In Italia abbiamo un detto: “L’abito non fa il monaco”, cioè non basta indossare un abito per diventare qualcuno. Che ne pensi?

I miei sforzi di vestirmi da persone diverse non erano per diventare altro. So che è impossibile essere Altri. Ho voluto esprimere il mio sentimento di alienazione come Altri nella società occidentale e parlare di me a tutti.

Hai imparato qualcosa dall’impersonare pilastri dell’identità inglese? Ti senti più a tuo agio a vivere in un paese occidentale?

Sono ancora uno straniero con un background culturale diverso nella società occidentale. Penso che questo non sia una questione di razza, ma una questione di struttura di classe sociale. Ciò che si deve sciogliere tutti insieme è il problema del potere che esiste nella natura umana. Dietro a questo c’è la questione della fede assoluta. La gente riconosce e rispetta l’eccellenza di altre culture. Tuttavia, le persone che hanno credenze diverse non vengono accettate e possono facilmente diventare nemici o Altri. Il pregiudizio e la violenza troveranno una varietà di cause ovunque, fino a quando gli standard e le definizioni di queste relazioni dominanti non saranno disturbati.

All’inizio della mia vita nel Regno Unito, ho fatto molte esperienze che ho mal interpretato perché non conoscevo molto della cultura occidentale. Penso che tutti questi fraintendimenti potrebbero essere il risultato dei pregiudizi che hanno gli esseri umani. Ho dovuto elaborare una varietà di approcci diversi per comprendere una cultura diversa dalla mia, e, dal mio punto di vista, è stato piacevole sperimentare.

L’ultima domanda riguarda il futuro: stai continuando questo tipo di sperimentazioni?

Occident’s Eye è il mio ultimo progetto per mostrare la violenza delle relazioni dominanti ed esprimere le relative prospettive di categorizzazione. L’attenzione si è concentrata sulla violenza verso gli le persone fuori dagli schemi e la fede assoluta che giustifica tale violenza. La definizione di religione, mito e superstizione e le loro relazioni sono i soggetti del mio lavoro recente. Ho deciso di materializzare in opera visiva la protesta contro l’assolutezza.

La questione delle credenze assolute è iniziata con l’interesse per il pregiudizio culturale e il processo di esclusività umana che ho sperimentato nelle diverse culture. Su questo sfondo, ho cercato di interpretare la relazione tra mito, religione e superstizione.

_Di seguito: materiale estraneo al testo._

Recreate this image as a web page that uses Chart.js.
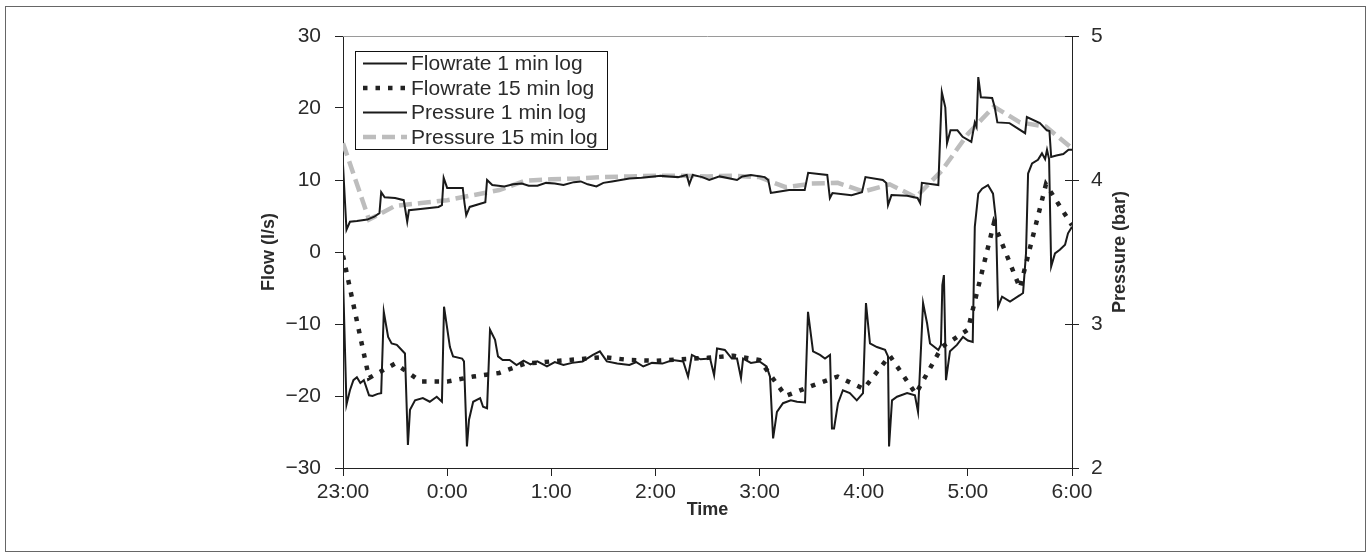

Il mito non è una religione. Nessuno oggi considera i miti egiziani o mesopotamici come espressioni di fede. Eppure, nei tempi antichi, erano il centro dell’ordine sociale e rappresentavano tutto quello che bisognava credere. Noi chiamiamo “mito” questa fede ormai fossilizzata e non vi sono conflitti o collisioni con la religione. Ma le cose sono diverse nel caso della superstizione, che coesiste ancora oggi con la religione. Per esempio, lo sciamanesimo in passato aveva il ruolo di favorire una felicità pratica come il benessere o la prosperità. Eppure lo sciamanesimo di oggi, il totemismo e l’animismo sono tutti definiti dal razionalismo scientifico. Ho messo in discussione i criteri di categorizzazione tra superstizione e religione e i loro limiti. Inoltre, ho messo in discussione la distinzione tra “Noi” e gli “Altri”.

Il mio prossimo progetto unirà lo sciamanesimo e la mitologia nordica per capire il valore dello Sconosciuto. Sto lavorando ad un tentativo di contattare Odino, uno degli dei della mitologia nordica attraverso uno sciamano coreano.


Due degli scatti della serie The Punishment sono esposti nella mostra True Fictions. Fotografia visionaria dagli anni ’70 ad oggi allestita presso Palazzo Magnani fino al 28 Marzo.